No parent ever wants to admit it, but we all have our favorite children, even though we unreservedly love every one of them. Emily Jeanne is our special child that way, seeming to express our best characteristics without our weaknesses, fully embodying the love Mom and I had for each other. And then she was nearly taken from us in the blink of an uncaring eye. As I sit here in the lanai, telling my story over 50 years later, my own life gnawed to a ragged stump by time, those memories still bring tears to my eyes. It is a most terrible thing to see your child's life hang in the balance.
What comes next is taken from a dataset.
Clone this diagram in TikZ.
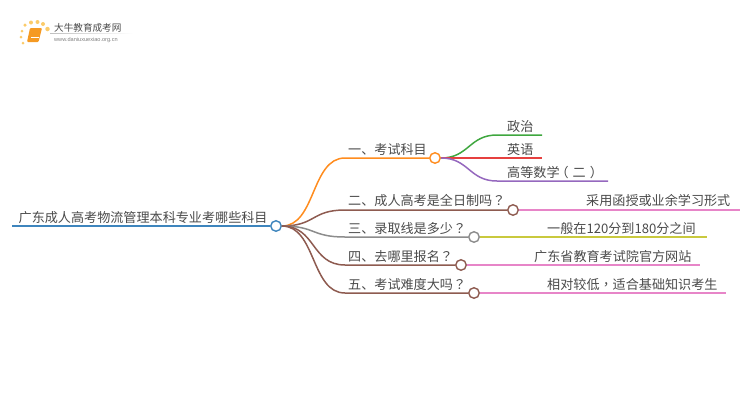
\documentclass[tikz,border=0pt]{standalone}
\usepackage{fontspec}
\setmainfont{Noto Sans CJK SC}
\setsansfont{Liberation Sans}
\newfontfamily\twfont{Noto Sans CJK TC}
\usetikzlibrary{positioning}
\definecolor{txtgray}{HTML}{4A4A4A}
\definecolor{rootblue}{HTML}{3E85BD}
\definecolor{brorange}{HTML}{FF8C1E}
\definecolor{brbrown}{HTML}{8E5B50}
\definecolor{brgray}{HTML}{8C8C8C}
\definecolor{lfgreen}{HTML}{3FA73F}
\definecolor{lfred}{HTML}{E6403F}
\definecolor{lfpurple}{HTML}{9568BE}
\definecolor{lfpink}{HTML}{E785C8}
\definecolor{lfyellow}{HTML}{C9C93E}
\definecolor{bookorange}{HTML}{F59A23}
\definecolor{sunyellow}{HTML}{FBCB6A}
\newcommand{\twq}{{\twfont ？}}
\tikzset{
  caption/.style={
    anchor=base west,
    inner sep=0pt,
    text=txtgray,
    font=\fontsize{13.1}{14}\selectfont},
  dot/.style={
    circle,
    draw,
    fill=white,
    line width=1.4pt,
    inner sep=0pt,
    minimum size=10.5pt},
  wire/.style={line width=1.5pt},
  sun/.style={circle, fill=sunyellow, inner sep=0pt},
}
\begin{document}
\begin{tikzpicture}[x=1pt,y=-1pt]
  \useasboundingbox (0,0) rectangle (750,410);
  % logo
  \node[sun, minimum size=3pt] (SunA) at (23,43) {};
  \node[sun, minimum size=3pt] (SunB) at (21,37) {};
  \node[sun, minimum size=3pt] (SunC) at (22,31) {};
  \node[sun, minimum size=3.5pt] (SunD) at (25,25) {};
  \node[sun, minimum size=4pt] (SunE) at (31,22.5) {};
  \node[sun, minimum size=4pt] (SunF) at (37.5,22) {};
  \node[sun, minimum size=4pt] (SunG) at (43,24) {};
  \node[sun, minimum size=4.5pt] (SunH) at (47.5,29) {};
  \fill[bookorange, rounded corners=1pt] (30,28) -- (42,28) -- (38.5,42) -- (27,42) -- cycle;
  \draw[white, line width=.5pt] (31,37.5) -- (38.5,37.5);
  \node[inner sep=0pt, text=txtgray, font=\fontsize{9.6}{10}\selectfont, anchor=base west]
    (LogoName) at (54,31) {大牛教育成考网};
  \node[inner sep=0pt, text=gray, font=\sffamily\fontsize{5.6}{6}\selectfont, anchor=base west]
    (LogoUrl) at (54,41) {www.daniuxuexiao.org.cn};
  \shade[left color=black!25, right color=white] (50,33) rectangle (133,33.6);

  % root
  \node[dot, draw=rootblue] (RootDot) at (276,226) {};
  \node[caption] (Root) at (18.5,222.5) {广东成人高考物流管理本科专业考哪些科目};
  \coordinate (RootStart) at (12,226);
  \draw[rootblue, line width=2pt] (RootStart) -- (RootDot.west);

  % branches
  \node[dot, draw=brorange] (KemuDot) at (435,158) {};
  \node[dot, draw=brbrown] (QuanriDot) at (513,210) {};
  \node[dot, draw=brgray] (LuquDot) at (474,237) {};
  \node[dot, draw=brbrown] (BaomingDot) at (461,265) {};
  \node[dot, draw=brbrown] (NanduDot) at (474,293) {};
  \node[caption] (Kemu) at (348,154) {一、考试科目};
  \node[caption] (Quanri) at (348,205.5) {二、成人高考是全日制吗\twq};
  \node[caption] (Luqu) at (348,233) {三、录取线是多少\twq};
  \node[caption] (Baoming) at (348,261) {四、去哪里报名\twq};
  \node[caption] (Nandu) at (348,289) {五、考试难度大吗\twq};
  \coordinate (KemuIn) at (345,158);
  \coordinate (QuanriIn) at (345,210);
  \coordinate (LuquIn) at (345,237);
  \coordinate (BaomingIn) at (345,265);
  \coordinate (NanduIn) at (345,293);
  \draw[wire, brorange] (RootDot.east) .. controls +(34,0) and +(-34,0) .. (KemuIn) -- (KemuDot.west);
  \draw[wire, brbrown] (RootDot.east) .. controls +(34,0) and +(-34,0) .. (QuanriIn) -- (QuanriDot.west);
  \draw[wire, brgray] (RootDot.east) .. controls +(34,0) and +(-34,0) .. (LuquIn) -- (LuquDot.west);
  \draw[wire, brbrown] (RootDot.east) .. controls +(34,0) and +(-34,0) .. (BaomingIn) -- (BaomingDot.west);
  \draw[wire, brbrown] (RootDot.east) .. controls +(34,0) and +(-34,0) .. (NanduIn) -- (NanduDot.west);

  % subjects
  \node[caption] (Zhengzhi) at (507,131) {政治};
  \node[caption] (Yingyu) at (507,154) {英语};
  \node[caption] (Shuxue) at (507,177) {高等数学\kern-4pt（\kern4pt二\kern4pt）};
  \coordinate (ZhengzhiIn) at (497,135);
  \coordinate (ZhengzhiEnd) at (542,135);
  \coordinate (YingyuEnd) at (542,158);
  \coordinate (ShuxueIn) at (497,181);
  \coordinate (ShuxueEnd) at (608,181);
  \draw[wire, lfgreen] (KemuDot.east) .. controls +(28,0) and +(-28,0) .. (ZhengzhiIn) -- (ZhengzhiEnd);
  \draw[wire, lfred] (KemuDot.east) -- (YingyuEnd);
  \draw[wire, lfpurple] (KemuDot.east) .. controls +(28,0) and +(-28,0) .. (ShuxueIn) -- (ShuxueEnd);

  % answers
  \node[caption] (QuanriText) at (586,205.5) {采用函授或业余学习形式};
  \node[caption] (LuquText) at (547,233) {一般在120分到180分之间};
  \node[caption] (BaomingText) at (534,261) {广东省教育考试院官方网站};
  \node[caption] (NanduText) at (547,289) {相对较低{\twfont ，}适合基础知识考生};
  \coordinate (QuanriEnd) at (740,210);
  \coordinate (LuquEnd) at (707,237);
  \coordinate (BaomingEnd) at (700,265);
  \coordinate (NanduEnd) at (726,293);
  \draw[wire, lfpink] (QuanriDot.east) -- (QuanriEnd);
  \draw[wire, lfyellow] (LuquDot.east) -- (LuquEnd);
  \draw[wire, lfpink] (BaomingDot.east) -- (BaomingEnd);
  \draw[wire, lfpink] (NanduDot.east) -- (NanduEnd);
\end{tikzpicture}
\end{document}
Seeing Deirdre, Anna and Jase for the first time since the accident did more to accelerate my recovery than any wonder drug. My kids needed me. Mom needed me. There wasn't time to be sitting around feeling sorry for myself. After about another week, I left the ICU. Once on a regular floor, I started my rehab like a man possessed, pushing myself to the point where I was alarming even the most sadistic of my various and sundry therapists. About a week later, I was sent to a rehab facility for another 10 days. It was very difficult to accept that I could only walk about 20 feet with assistance at first, me who was used to going on a 10K run 3 or 4 times a week. I think I set some kind of record for getting out the door of rehab. I pushed myself to the limit every single day and I think they let me go simply so they wouldn't be responsible for me crashing and burning while in their care. Whenever I thought I couldn't do any more on a particular exercise or treatment, all I had to do was pull out a snapshot of my family and I then found a way to get things done.

***

On my second day out of the ICU, I had an unexpected guest. I had been resting after a physical therapy session when I heard a hushed commotion outside my door, followed by the somewhat breathless entry of my day shift nurse, Della. "Ohmygod, Mr. Lewis, You have Visitors," she exclaimed, eyes wide as saucers. "I had no idea..."

"Hello, sugar. How are y'all?"

The voice was instantly recognizable, a slow, melodious, molasses-sweet drawl, right off the bayou. The owner of the voice was an auburn-haired vision of mature pulchritude, probably the second-most beautiful woman I knew.

"Gina! What on earth are you doing here? I thought you and Paul were on tour."

"That's not important, sugar. What is important is friends and family. You, Jen, Marsh, Shawn and the kids are just about the only people who are close to Paul and me. How could we not come, once we heard from Marsh about what happened?"

"Where is Paul?"

"'Uncle' Paul is visiting with Jen and the kids right now and 'Aunt' Gina is gonna join him just as soon as I'm satisfied that the folks here are takin' good care of y'all. We'll be stayin' with Jen for a short spell and helpin' out Marsh. That poor girl has been runnin' herself into the ground lookin' after everything since the accident. Besides, as one of your business partners, I need to do my part to protect our investment," she said, smiling as she sat next to my bed.

Turning more serious for a moment, she took my hand and kissed my cheek. "Praise the Lord you're all right, Rick. When we heard about you and little Emmy, it was like gettin' punched in the stomach. I just about died when I first heard the news. I feel much better now, seein' for myself that you're okay."

Taking her hand, I gave it a long squeeze. "Thanks for coming by, Gina. Thanks for caring."

"How could I do anything else, Rick? I swear Jen is my long-lost sister and you, you're practically another son to me."

"I should be so lucky, Gina," I chuckled.

"Now you hush, you heah? Y'all are embarrassin' me. Your momma is right, you are silver tongued devil, in more ways than one."